Does all of the video recording, and selfie taking, and other ways to record an image for posterity have an impact on the way that today’s children grow up? It would be silly to suggest that it does not. Whether or not that’s a good thing is not for me to say, but it seems clear that watching themselves–and others, when videos are shared online–is a part of childhood now. But sometimes a good still frame can capture a moment well enough.

This used to be our playground



Today brought a particularly cruel reminder of the changes that life has in store. Chippewa Park is a small little niche in the public parks of Chicago. If you live more than a mile away from it, you probably know nothing at all about it. But in another sense, if you’ve ever had children, you know some place exactly like it.

Chippewa was a place where I would bring my two young daughters to play. There was a slide and some swings and a large climbing structure, where we would spend time laughing and inventing games and finding ways to have fun. I say “we” because it was my time as well as theirs.

I always knew that these days wouldn’t last, and that my daughters would grow out of this one day. I promised myself that I would drink in those days, and enjoy every last drop of being an essential part of their lives. And, for the most part, I think I’ve accomplished that. But that didn’t make the sight of the empty ground, where the playground equipment once stood, any easier for me this morning.

It had been a few years since we last visited Chippewa Park, even though we drive past it all the time. My daughters have indeed outgrown the playground stage of childhood, and our relationships have changed along the way. I’ve become something other to them than I was in those days.

It’s unfortunate that we can’t freeze moments in time, or all of us would have done so at one point or another. Freezing an afternoon with my daughters in Chippewa Park would have been all right with me, but life marches on, and playgrounds and childhood are no exceptions.

The playground equipment that helped to mark my daughters’ younger days still exists, in other places around the city. But the memories I have of this place will remain with me, even if I can longer see the swings where they once sat, or if the swinging tire they once enjoyed so much has now gone someplace else.

If you have a child in your life, embrace them, and also embrace the fleeting nature of their childhood. When it goes away, or at least morphs into something other than what you’re used to, there’s no getting it back.

For the love of the game


There was no better place to be on Father’s day than at a baseball field, watching my little one play. She doesn’t love the game as I do, and that’s OK. Seeing her bat and play the field is enough for me.

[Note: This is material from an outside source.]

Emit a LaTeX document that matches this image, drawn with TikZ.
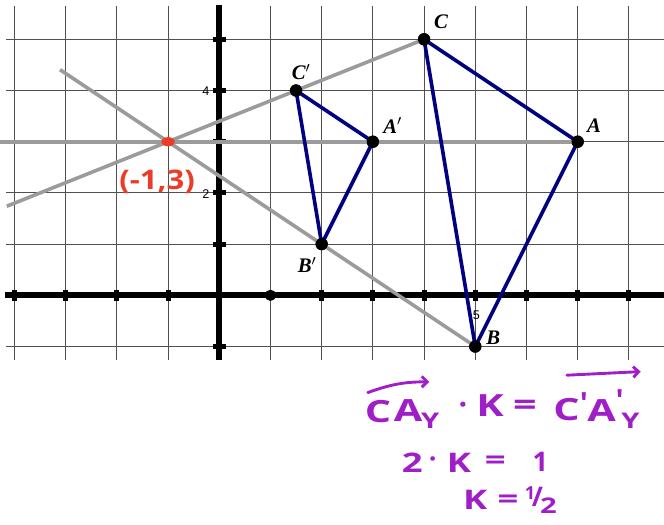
\documentclass[tikz,border=0pt]{standalone}
\usepackage{fontspec}
\usepackage{graphicx}
\usetikzlibrary{arrows.meta}
\setmainfont{Liberation Serif}
\setsansfont{Liberation Sans}
\newfontfamily\handfont{Open Sans}
\newcommand{\hwide}[1]{\scalebox{1.35}[1]{#1}}
\definecolor{navyline}{RGB}{0,0,128}
\definecolor{grayline}{RGB}{155,155,155}
\definecolor{gridline}{RGB}{80,80,80}
\definecolor{handpurple}{RGB}{160,30,200}
\definecolor{handred}{RGB}{235,60,40}
\begin{document}
\begin{tikzpicture}[
  gridstyle/.style={draw=gridline, line width=0.6pt},
  axisstyle/.style={draw=black, line width=3.3pt},
  rayline/.style={draw=grayline, line width=2pt},
  triline/.style={draw=navyline, line width=2pt, line join=round},
  ptdot/.style={circle, fill=black, inner sep=0pt, minimum size=0.24cm},
  ptlabel/.style={font=\fontsize{11.5}{13}\selectfont\bfseries\itshape, inner sep=0pt},
  axlabel/.style={font=\sffamily\fontsize{7}{8}\selectfont, inner sep=0pt},
  xtick/.style={fill=black, minimum width=0.1cm, minimum height=0.21cm, inner sep=0pt},
  ytick/.style={fill=black, minimum width=0.26cm, minimum height=0.1cm, inner sep=0pt},
  hand/.style={text=handpurple, font=\handfont\bfseries\fontsize{17}{20}\selectfont, inner sep=0pt},
  handmid/.style={text=handpurple, font=\handfont\bfseries\fontsize{15}{18}\selectfont, inner sep=0pt},
  handsub/.style={text=handpurple, font=\handfont\bfseries\fontsize{12}{14}\selectfont, inner sep=0pt},
  handarrow/.style={draw=handpurple, line width=1.6pt, line cap=round, -{Straight Barb[length=3pt,width=6pt]}},
]
\useasboundingbox (-4.283,-4.467) rectangle (8.686,5.768);
% grid
\foreach \i in {-4,...,8} \draw[gridstyle] (\i,-1.264) -- (\i,5.65);
\foreach \j in {-1,...,5} \draw[gridstyle] (-4.166,\j) -- (8.686,\j);
% axes
\draw[axisstyle] (-4.18,0) -- (8.686,0);
\draw[axisstyle] (0,-1.27) -- (0,5.67);
\foreach \i in {-4,-3,-2,-1,2,3,4,5,6,7,8} \node[xtick] (xt\i) at (\i,0) {};
\node[circle, fill=black, inner sep=0pt, minimum size=0.22cm] (xt1) at (1,0) {};
\foreach \j in {-1,1,2,3,4,5} \node[ytick] (yt\j) at (0,\j) {};
\node[axlabel] (l4) at (-0.26,3.99) {4};
\node[axlabel] (l2) at (-0.26,1.98) {2};
\node[axlabel] (l5) at (5.02,-0.38) {5};
% points
\coordinate (O) at (-1,3);
\coordinate (E1) at (-4.283,3);
\coordinate (E2) at (-4.15,1.74);
\coordinate (E3) at (-3.111,4.407);
\node[ptdot] (A) at (7,3) {};
\node[ptdot] (B) at (5,-1) {};
\node[ptdot] (C) at (4,5) {};
\node[ptdot] (Ap) at (3,3) {};
\node[ptdot] (Bp) at (2,1) {};
\node[ptdot] (Cp) at (1.5,4) {};
% gray rays
\draw[rayline] (E1) -- (A.center);
\draw[rayline] (E2) -- (C.center);
\draw[rayline] (E3) -- (B.center);
% triangles
\draw[triline] (A.center) -- (B.center) -- (C.center) -- cycle;
\draw[triline] (Ap.center) -- (Bp.center) -- (Cp.center) -- cycle;
% redraw dots on top
\foreach \p in {A,B,C,Ap,Bp,Cp} \fill (\p) circle (0.12);
% point labels
\node[ptlabel] (lC) at (4.33,5.34) {C};
\node[ptlabel] (lCp) at (1.6,4.36) {C$'$};
\node[ptlabel] (lAp) at (3.39,3.32) {A$'$};
\node[ptlabel] (lA) at (7.32,3.31) {A};
\node[ptlabel] (lB) at (5.35,-0.83) {B};
\node[ptlabel] (lBp) at (1.72,0.59) {B$'$};
% red annotation
\fill[handred] (O) ellipse (0.13 and 0.09);
\node[text=handred, font=\handfont\bfseries\fontsize{15}{18}\selectfont, inner sep=0pt] (red) at (-1.215,2.21) {\scalebox{1.15}[1]{(-1,3)}};
% purple handwriting, line 1
\node[hand] (c1) at (3.10,-2.28) {\hwide{C}};
\node[hand] (a1) at (3.69,-2.25) {\hwide{A}};
\node[handsub] (y1) at (4.12,-2.46) {\hwide{Y}};
\node[hand] (dot1) at (4.76,-2.22) {·};
\node[hand] (k1) at (5.29,-2.16) {\hwide{K}};
\node[hand] (eq1) at (5.97,-2.20) {\hwide{=}};
\node[hand, anchor=west] (c2) at (6.52,-2.17) {\hwide{C}\rlap{\raisebox{0.35ex}{'}}};
\node[hand, anchor=west] (a2) at (7.18,-2.16) {\hwide{A}\rlap{\raisebox{0.6ex}{'}}};
\node[handsub] (y2) at (8.03,-2.45) {\hwide{Y}};
\coordinate (a1s) at (2.90,-1.90);
\coordinate (a1e) at (4.10,-1.69);
\coordinate (a2s) at (6.79,-1.56);
\coordinate (a2e) at (8.23,-1.49);
\draw[handarrow] (a1s) to[bend left=10] (a1e);
\draw[handarrow] (a2s) -- (a2e);
% line 2
\node[handmid] (two) at (3.77,-3.27) {\hwide{2}};
\node[handmid] (dot2) at (4.17,-3.27) {·};
\node[handmid] (k2) at (4.68,-3.27) {\hwide{K}};
\node[handmid] (eq2) at (5.39,-3.27) {\hwide{=}};
\node[handmid] (one) at (6.27,-3.25) {1};
% line 3
\node[handmid] (k3) at (5.00,-4.00) {\hwide{K}};
\node[handmid] (eq3) at (5.64,-4.04) {\hwide{=}};
\node[handmid] (half) at (6.28,-4.00) {\raisebox{0.5ex}{\fontsize{10}{12}\selectfont 1}\kern-0.12em/\kern-0.1em\raisebox{-0.45ex}{\fontsize{12}{14}\selectfont\hwide{2}}};
\end{tikzpicture}
\end{document}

It feels as if the intergenerational transfer of the game–which is the only way it can really take root–is now underway. And it’s better than anything she could have bought or made for me.

The gamechanger


On the day that my older daughter was born, life changed for me. Irretrievably, permanently, and completely changed. When another person depends on you for everything, you can’t possibly be what you were before that happened.

I like the person I am today so much better than I liked the person I was before she came along. Fatherhood has brought out things in me that I had only hoped were there before. It’s the best thing I’ve ever done in life, and the best I ever will do, either.

People thank their own fathers on this day, and they should. But I’m recognizing my daughters for admitting me into the realm of fatherhood, which is a noble place for a man to be.

Happy day to all fathers and, just as importantly, to the children who made it all possible. We’re doing what we can for all of you, because you deserve nothing less.

For the love of books


If anything ever made me as happy as reading books makes my younger daughter, I would be very fortunate, indeed. School book fairs are a commercial endeavor, to be sure, but they also help reinforce a child’s love of books. And that’s a very good thing.